This projects generates summaries from documents loaded from URL.
This is largely based on https://github.com/rishabkumar7/langchain-ollama (thanks! 🎩).
Changes I've made:
- update ollama invoking to fit current langchain documentation
- add passing arguments to the script from the command line
- add appending detailed output to a .jsonl (jsonlines) file
- add parsing out deepseek's chain of thought (delimited by
<think></think>
markers)
Advantages of access through CLI: you can write an external bash script and call the summarizing module as many times as you like.
Install Ollama and download some open-source models (I tested this with llama3.2
, deepseek-r1:14b
, deepseek-r1:8b
, deepseek-r1:1.5b
).
Set up a virtual environment and install the dependencies from requirements.txt
.
python main.py -i 'https://en.wikipedia.org/wiki/Interlocutor_(linguistics)' -o example_output.jsonl -l deepseek-r1:1.5b
Here's a pretty-printed result of the above command:
{
"url": "https://en.wikipedia.org/wiki/Interlocutor_(linguistics)",
"model_used": "deepseek-r1:1.5b",
"chain_of_thought": "<think>\nOkay, I need to summarize this text concisely.
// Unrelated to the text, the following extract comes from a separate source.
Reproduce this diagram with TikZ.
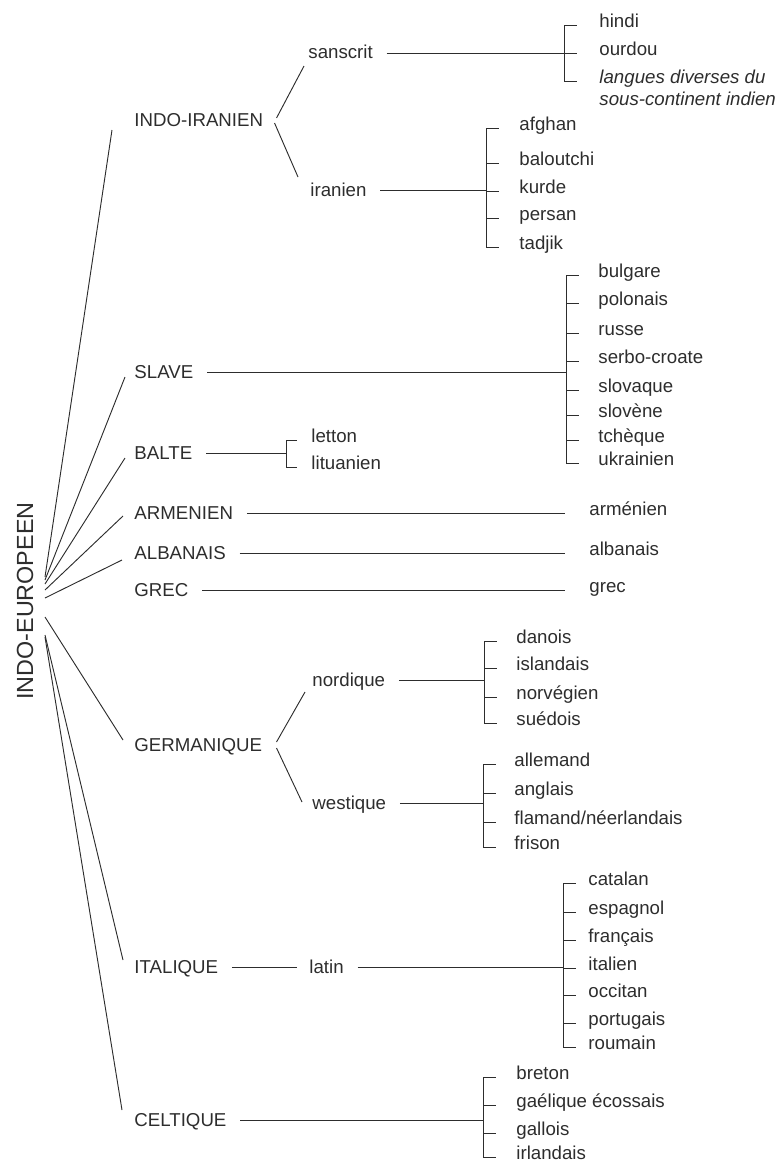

The reference materials discuss \"interlocutor\" and \"routelers,\" which are related to language use and quotation techniques. Here's how I can approach it:\n\n1. Start with the main topic.\n2. Mention key terms like interlocutor and routelers.\n3. Note their role in communication, particularly quotation.\n\nSo, a possible summary would be: The reference materials discuss concepts like \"interlocutor\" and \"routelers,\" examining their roles in language use and quoting techniques.\n</think>",
"summary": "\n\n**Summary:** The references discuss key terms such as \"interlocutor\" and \"routelers,\" focusing on their roles in language use and quotation techniques."
}
The result of a few runs with different models is saved in example_output.jsonl
in this repo.
- Add a switch to save the date when the summary was retrieved.
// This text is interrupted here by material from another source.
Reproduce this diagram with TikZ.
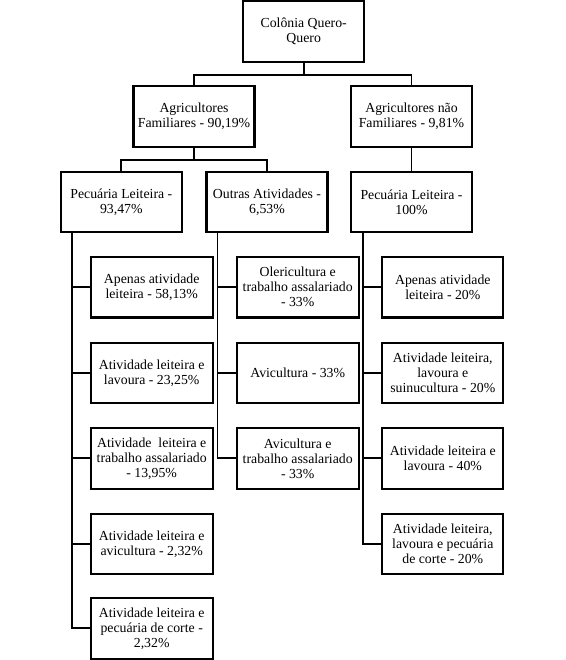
\documentclass[tikz,border=0pt]{standalone}
\usepackage{fontspec}
\setmainfont{Liberation Serif}
\newfontfamily\boxfont{Liberation Serif}
\usepackage{tikz}

\tikzset{
    box/.style={draw=black, line width=2.1pt, fill=white, align=center, inner sep=0pt,
        minimum width=121pt, minimum height=60.5pt, font=\boxfont\fontsize{13.8}{15}\selectfont},
    link/.style={draw=black, line width=1.8pt}
}

\begin{document}
\begin{tikzpicture}[x=1pt, y=-1pt]

\useasboundingbox[fill=white] (0,0) rectangle (565,660);

    %levels
    \node[box] (colonia) at (303.7, 31.7) {Colônia Quero-\\Quero};
    \node[box] (familiar) at (194, 116.4) {Agricultores\\Familiares - 90,19\%};
    \node[box] (naofamiliar) at (411.5, 116.4) {Agricultores não\\Familiares - 9,81\%};
    \node[box] (pecuaria) at (121.3, 202) {Pecuária Leiteira -\\93,47\%};
    \node[box] (outras) at (267, 202) {Outras Atividades -\\6,53\%};
    \node[box] (pecuarianf) at (411.5, 202) {Pecuária Leiteira -\\100\%};

    %leaves, familiar dairy
    \node[box, minimum width=122pt] (pa) at (151.7, 287.2) {Apenas atividade\\leiteira - 58,13\%};
    \node[box, minimum width=122pt] (pb) at (151.7, 373) {Atividade leiteira e\\lavoura - 23,25\%};
    \node[box, minimum width=122pt] (pc) at (151.7, 458.3) {Atividade \ leiteira e\\trabalho assalariado\\- 13,95\%};
    \node[box, minimum width=122pt] (pd) at (151.7, 544) {Atividade leiteira e\\avicultura - 2,32\%};
    \node[box, minimum width=122pt] (pe) at (151.7, 628.3) {Atividade leiteira e\\pecuária de corte -\\2,32\%};

    %leaves, other activities
    \node[box, minimum width=122pt] (oa) at (297.7, 287.2) {Olericultura e\\trabalho assalariado\\- 33\%};
    \node[box, minimum width=122pt] (ob) at (297.7, 373) {Avicultura - 33\%};
    \node[box, minimum width=122pt] (oc) at (297.7, 458.3) {Avicultura e\\trabalho assalariado\\- 33\%};

    %leaves, non familiar dairy
    \node[box] (na) at (442.8, 287.2) {Apenas atividade\\leiteira - 20\%};
    \node[box] (nb) at (442.8, 373) {Atividade leiteira,\\lavoura e\\suinucultura - 20\%};
    \node[box] (nc) at (442.8, 458.3) {Atividade leiteira e\\lavoura - 40\%};
    \node[box] (nd) at (442.8, 544) {Atividade leiteira,\\lavoura e pecuária\\de corte - 20\%};

    %connectors
    \draw[link] (colonia.south) -- ++(0,12) -| (familiar.north);
    \draw[link] (colonia.south) -- ++(0,12) -| (naofamiliar.north);
    \draw[link] (familiar.south) -- ++(0,12.5) -| (pecuaria.north);
    \draw[link] (familiar.south) -- ++(0,12.5) -| (outras.north);
    \draw[link] (naofamiliar.south) -- (pecuarianf.north);

    \foreach \leaf in {pa,pb,pc,pd,pe}
        \draw[link] ([xshift=12.5pt]pecuaria.south west) |- (\leaf.west);
    \foreach \leaf in {oa,ob,oc}
        \draw[link] ([xshift=12pt]outras.south west) |- (\leaf.west);
    \foreach \leaf in {na,nb,nc,nd}
        \draw[link] ([xshift=13pt]pecuarianf.south west) |- (\leaf.west);

\end{tikzpicture}
\end{document}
- Add a switch so you can turn on and off the filtering of deepseek's chain of thought
The script works despite printing the following errors:
USER_AGENT environment variable not set, consider setting it to identify your requests.
(always)
None of PyTorch, TensorFlow >= 2.0, or Flax have been found. Models won't be available and only tokenizers, configuration and file/data utilities can be used.
(sometimes)
Token indices sequence length is longer than the specified maximum sequence length for this model (1480 > 1024). Running this sequence through the model will result in indexing error
(with some models)
I haven't tested Rashib's original repo, but I think it would have the same issues.